Quando a negociação fracassa, governos só evitam derrotas parlamentares com duas atitudes: garantindo os votos da base ou retirando-a do plenário para obstruir a votação. Embora Dilma venha agradando os líderes com a postura mais "soft", o grosso dos congressistas não se comoveu. Nesses três casos, estão pensando na sobrevivência. Nas bases eleitorais da base.
Excelências perplexas
Perplexidade, constrangimento, desconforto. Esse foi o sentimento deixado nos outros 10 ministros do STF, garante um deles, pelo incidente de quinta-feira passada, quando o presidente Joaquim Barbosa acusou o ministro Lewandowski de estar fazendo chicana ao apresentar seu voto. O que vai acontecer amanhã ninguém sabe ao certo, mas é forte a expectativa de que Lewandowski recorra ao plenário para garantir o direito à livre apresentação do voto, desqualificado pelo presidente da Corte na semana passada como chicana. Se isso ocorrer, ficarão todos numa saia justa. Nunca, nos tempos recentes, o plenário foi chamado a solidarizar-se com um dos pares contra o presidente. Os demais ministros, nesse incidente, emitiram nota dizendo que o presidente continuava desfrutando do respeito de todos. Uma forma muito branda de censura e muito oblíqua de solidariedade. Mas agora, diz um dos ministros, estarão fazendo o contrário se atenderam ao eventual pedido de respaldo de Lewandowski. Estarão isolando o presidente.

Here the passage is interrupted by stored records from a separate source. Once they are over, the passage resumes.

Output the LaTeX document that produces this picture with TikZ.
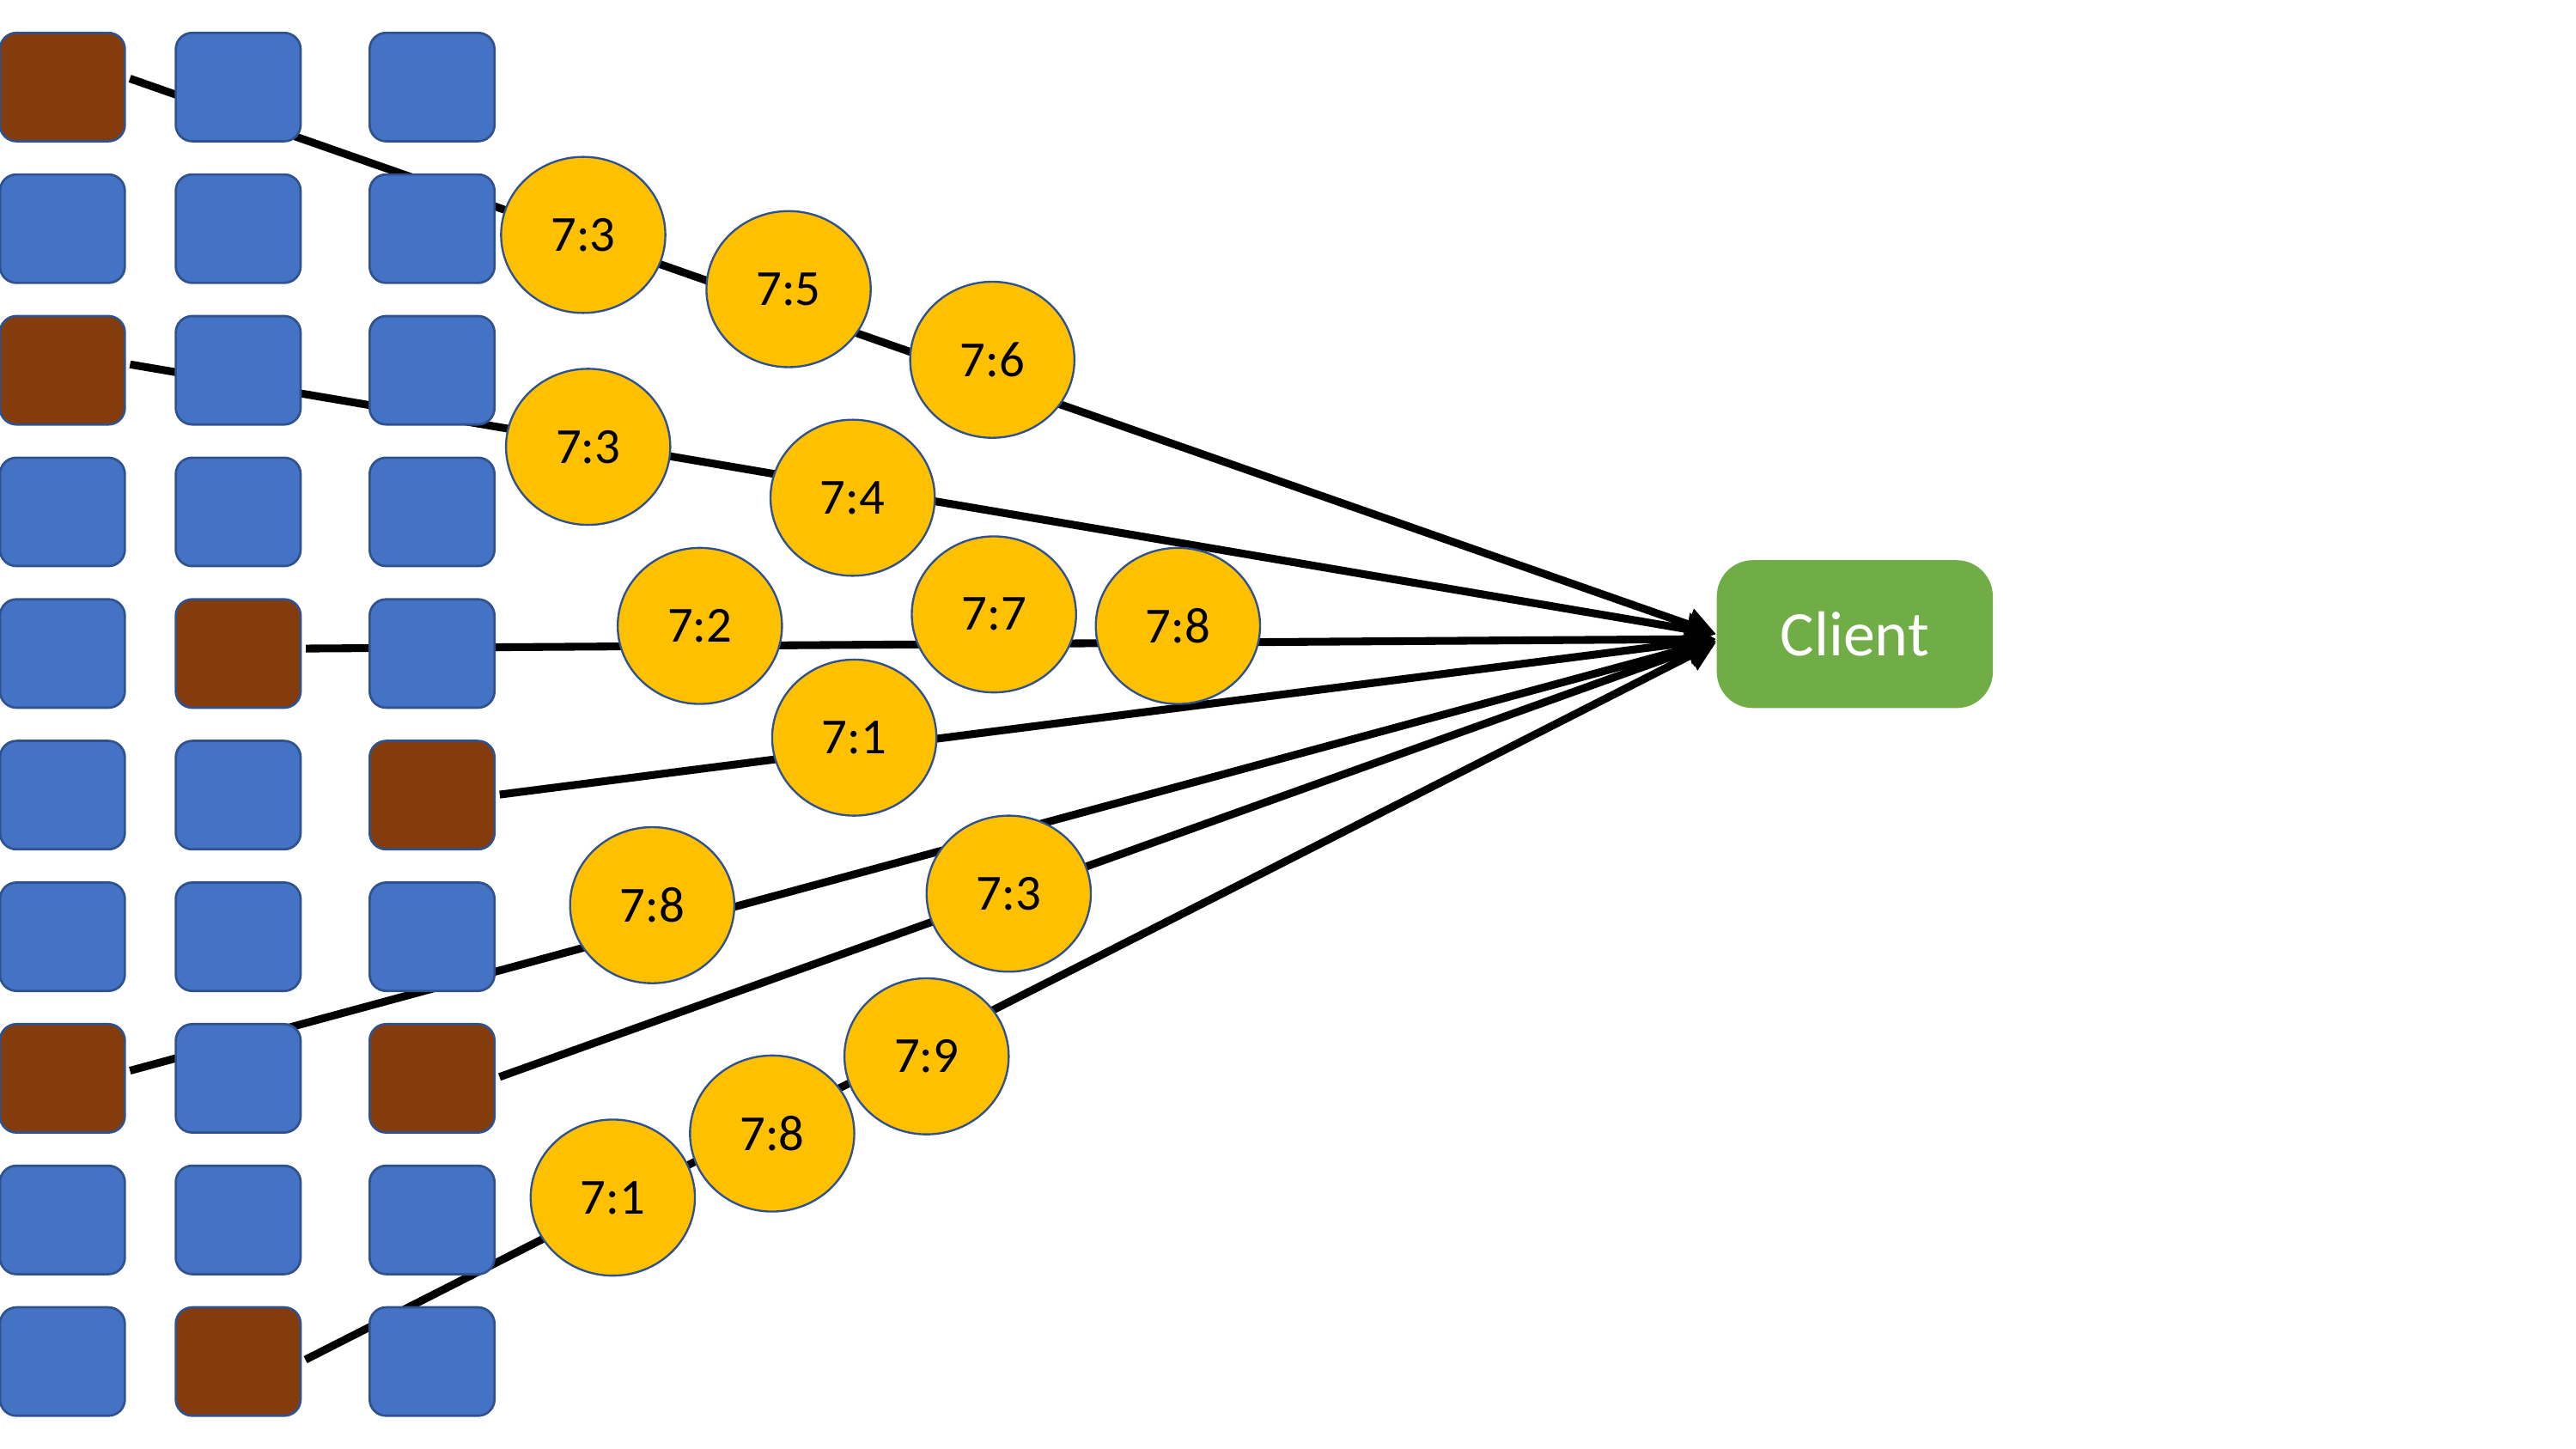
\documentclass[tikz,border=0pt]{standalone}
\usepackage{fontspec}
\setmainfont{Carlito}
\usetikzlibrary{shapes.geometric,arrows.meta,backgrounds}
\definecolor{cellblue}{HTML}{4472C4}
\definecolor{rust}{HTML}{843C0C}
\definecolor{edgeblue}{HTML}{2F528F}
\definecolor{amber}{HTML}{FFC000}
\definecolor{leaf}{HTML}{70AD47}

\begin{document}
\begin{tikzpicture}[x=0.2mm,y=-0.2mm,
    cell/.style={draw=edgeblue,line width=0.8pt,rounded corners=2mm,minimum width=15.2mm,minimum height=13.2mm,inner sep=0pt},
    token/.style={ellipse,draw=edgeblue,line width=0.7pt,fill=amber,minimum width=20mm,minimum height=19mm,inner sep=0pt,font=\fontsize{17.5}{20}\selectfont},
    clientbox/.style={fill=leaf,text=white,rounded corners=4.4mm,minimum width=33.6mm,minimum height=18mm,inner sep=0pt,font=\fontsize{22}{26}\selectfont},
    arr/.style={draw,line width=2.7pt,shorten <=0.5mm,-{Triangle[length=3.6mm,width=3.8mm]}}]
    \useasboundingbox (0,0) rectangle (1568,882);

    % grid of shards, three columns a b c
    \foreach \r/\ca/\cb/\cc in {1/rust/cellblue/cellblue, 2/cellblue/cellblue/cellblue,
        3/rust/cellblue/cellblue, 4/cellblue/cellblue/cellblue, 5/cellblue/rust/cellblue,
        6/cellblue/cellblue/rust, 7/cellblue/cellblue/cellblue, 8/rust/cellblue/rust,
        9/cellblue/cellblue/cellblue, 10/cellblue/rust/cellblue} {
      \node[cell,fill=\ca] (a\r) at (38,{53+86.2*(\r-1)}) {};
      \node[cell,fill=\cb] (b\r) at (145,{53+86.2*(\r-1)}) {};
      \node[cell,fill=\cc] (c\r) at (263,{53+86.2*(\r-1)}) {};
    }

    \node[clientbox] (client) at (1129,386) {Client};

    \node[token] (kaone) at (355,143) {7:3};
    \node[token] (katwo) at (480,176) {7:5};
    \node[token] (kathree) at (604,219) {7:6};

    \node[token] (kbone) at (358,272) {7:3};
    \node[token] (kbtwo) at (519,303) {7:4};

    \node[token] (kcone) at (426,381) {7:2};
    \node[token] (kctwo) at (605,374) {7:7};
    \node[token] (kcthree) at (717,381) {7:8};

    \node[token] (kdone) at (520,449) {7:1};
    \node[token] (keone) at (397,551) {7:8};
    \node[token] (kfone) at (614,544) {7:3};

    \node[token] (kgone) at (373,729) {7:1};
    \node[token] (kgtwo) at (470,690) {7:8};
    \node[token] (kgthree) at (564,643) {7:9};

    \begin{scope}[on background layer]
      \draw[arr] ([yshift=1.2mm]a1.east) -- (client.west);
      \draw[arr] ([yshift=0.8mm]a3.east) -- (client.west);
      \draw[arr] ([yshift=0.6mm]b5.east) -- ([yshift=-0.6mm]client.west);
      \draw[arr] (c6.east) -- ([yshift=-0.6mm]client.west);
      \draw[arr] ([yshift=0.8mm]a8.east) -- ([yshift=-0.8mm]client.west);
      \draw[arr] (c8.east) -- ([yshift=-0.8mm]client.west);
      \draw[arr] (b10.east) -- ([yshift=-1mm]client.west);
    \end{scope}
\end{tikzpicture}
\end{document}
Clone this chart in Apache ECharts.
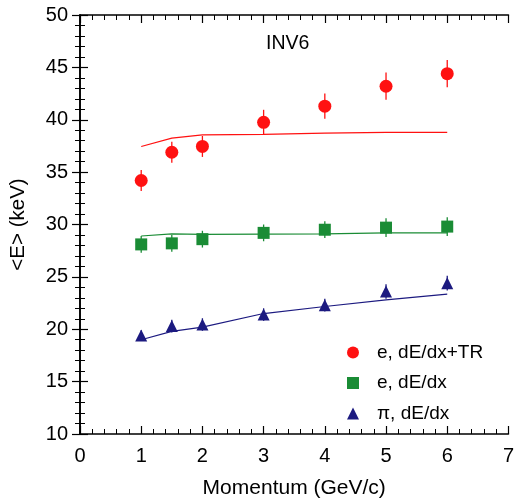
<!DOCTYPE html>
<html><head><meta charset="utf-8">
<script src="https://cdn.jsdelivr.net/npm/echarts@6/dist/echarts.min.js"></script>
<style>html,body{margin:0;padding:0;background:#fff}#c{width:517px;height:504px}</style>
</head><body><div id="c"></div>
<script>
const momentum = [1, 1.5, 2, 3, 4, 5, 6];
const eTR = [34.2, 36.9, 37.45, 39.75, 41.3, 43.2, 44.4];
const eTRErr = [1.0, 1.0, 1.0, 1.2, 1.2, 1.3, 1.3];
const eTRModel = [37.45, 38.25, 38.55, 38.6, 38.72, 38.8, 38.8];
const eDx = [28.1, 28.2, 28.6, 29.2, 29.5, 29.7, 29.8];
const eDxErr = [0.8, 0.8, 0.8, 0.8, 0.8, 0.9, 0.9];
const eDxModel = [28.9, 29.1, 29.05, 29.08, 29.1, 29.2, 29.2];
const piDx = [19.4, 20.3, 20.45, 21.4, 22.3, 23.6, 24.4];
const piDxErr = [0.5, 0.6, 0.6, 0.6, 0.6, 0.7, 0.7];
const piDxModel = [19.0, 19.8, 20.2, 21.5, 22.17, 22.8, 23.35];
const names = ['e, dE/dx+TR', 'e, dE/dx', 'π, dE/dx'];
const colors = ['#ff1111', '#1a8c35', '#1c1a80'];

const pts = a => momentum.map((x, i) => [x, a[i]]);
const errData = (v, e) => momentum.map((x, i) => [x, v[i] - e[i], v[i] + e[i]]);
function errSeries(v, e, col) {
  return {
    type: 'custom', xAxisIndex: 0, yAxisIndex: 0, z: 2,
    data: errData(v, e),
    renderItem: function (params, api) {
      const lo = api.coord([api.value(0), api.value(1)]);
      const hi = api.coord([api.value(0), api.value(2)]);
      return { type: 'line', shape: { x1: lo[0], y1: lo[1], x2: hi[0], y2: hi[1] },
        style: { stroke: col, lineWidth: 1.3 } };
    }
  };
}
const font = 'Liberation Sans, Arial, sans-serif';
const axisCommon = {
  axisLine: { lineStyle: { color: '#000', width: 1.6 } },
  axisTick: { inside: true, length: 8, lineStyle: { color: '#000', width: 1.2 } },
  minorTick: { show: true, splitNumber: 5, length: 5, lineStyle: { color: '#000', width: 1 } },
  splitLine: { show: false }
};
const chart = echarts.init(document.getElementById('c'));
chart.setOption({
  animation: false,
  backgroundColor: '#fff',
  grid: { left: 79, right: 4, top: 15, bottom: 65 },
  title: { text: 'INV6', left: 266, top: 34, padding: 0, textStyle: { fontFamily: font, fontSize: 19.5, fontWeight: 'normal', color: '#000' } },
  legend: {
    orient: 'vertical', left: 347, top: 343, padding: 0, itemGap: 11.5, itemWidth: 12, itemHeight: 12,
    data: [{ name: names[0], icon: 'circle' }, { name: names[1], icon: 'rect' }, { name: names[2], icon: 'triangle' }],
    textStyle: { fontFamily: font, fontSize: 19, lineHeight: 19, color: '#000', padding: [0, 0, 0, 13] }
  },
  xAxis: [
    Object.assign({ type: 'value', min: 0, max: 7, interval: 1, position: 'bottom',
      name: 'Momentum (GeV/c)', nameLocation: 'middle', nameGap: 44,
      nameTextStyle: { fontFamily: font, fontSize: 21, color: '#000' },
      axisLabel: { fontFamily: font, fontSize: 20, color: '#000', margin: 12 } }, axisCommon),
    Object.assign({ type: 'value', min: 0, max: 7, interval: 1, position: 'top', axisLabel: { show: false } }, axisCommon)
  ],
  yAxis: [
    Object.assign({ type: 'value', min: 10, max: 50, interval: 5, position: 'left',
      name: '<E> (keV)', nameLocation: 'middle', nameGap: 51, nameRotate: 90,
      nameTextStyle: { fontFamily: font, fontSize: 20.5, color: '#000' },
      axisLabel: { fontFamily: font, fontSize: 20, color: '#000', margin: 12 } }, axisCommon),
    Object.assign({ type: 'value', min: 10, max: 50, interval: 5, position: 'right', axisLabel: { show: false } }, axisCommon)
  ],
  series: [
    { type: 'line', data: pts(eTRModel), showSymbol: false, symbol: 'none', lineStyle: { color: colors[0], width: 1.2 }, z: 1, silent: true },
    { type: 'line', data: pts(eDxModel), showSymbol: false, symbol: 'none', lineStyle: { color: colors[1], width: 1.2 }, z: 1, silent: true },
    { type: 'line', data: pts(piDxModel), showSymbol: false, symbol: 'none', lineStyle: { color: colors[2], width: 1.2 }, z: 1, silent: true },
    errSeries(eTR, eTRErr, colors[0]),
    errSeries(eDx, eDxErr, colors[1]),
    errSeries(piDx, piDxErr, colors[2]),
    { name: names[0], type: 'scatter', symbol: 'circle', symbolSize: 13, data: pts(eTR), itemStyle: { color: colors[0], opacity: 1 }, z: 3 },
    { name: names[1], type: 'scatter', symbol: 'rect', symbolSize: 12, data: pts(eDx), itemStyle: { color: colors[1], opacity: 1 }, z: 3 },
    { name: names[2], type: 'scatter', symbol: 'triangle', symbolSize: 12, data: pts(piDx), itemStyle: { color: colors[2], opacity: 1 }, z: 3 }
  ]
});
</script></body></html>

A perplexidade de alguns ministros aumentou no fim de semana ao lerem, na revista Veja, o diálogo que os dois brigões teriam tido no salão de café, após o abrupto encerramento da sessão. Alguns saíram, outros ficaram no plenário. Segundo a revista, eles trocaram desaforos e terminaram com Joaquim dizendo que Lewandowski não ficaria lendo recortes de jornais na sessão para atrasar os trabalhos. "Está para nascer homem que mande no que devo fazer. O senhor acha que tenho voto de moleque?", teria dito o revisor. "Acho sim, senhor", teria dito Joaquim Barbosa, levando o outro a arrematar que, se não fosse pelo respeito à Casa, "tomaria outra atitude". Ou seja, iria às vias de fato.
O Supremo não é o Congresso, onde a turma do deixa disso entra em campo sempre que o fogo sobe. Lá, como diz a lenda, cada ministro é uma ilha. Por isso o papel do presidente é tão importante, devendo ele ser, como diz e repete o ministro Marco Aurélio, "o algodão entre os cristais delicados para evitar trincaduras". Um papel que não combina com Joaquim.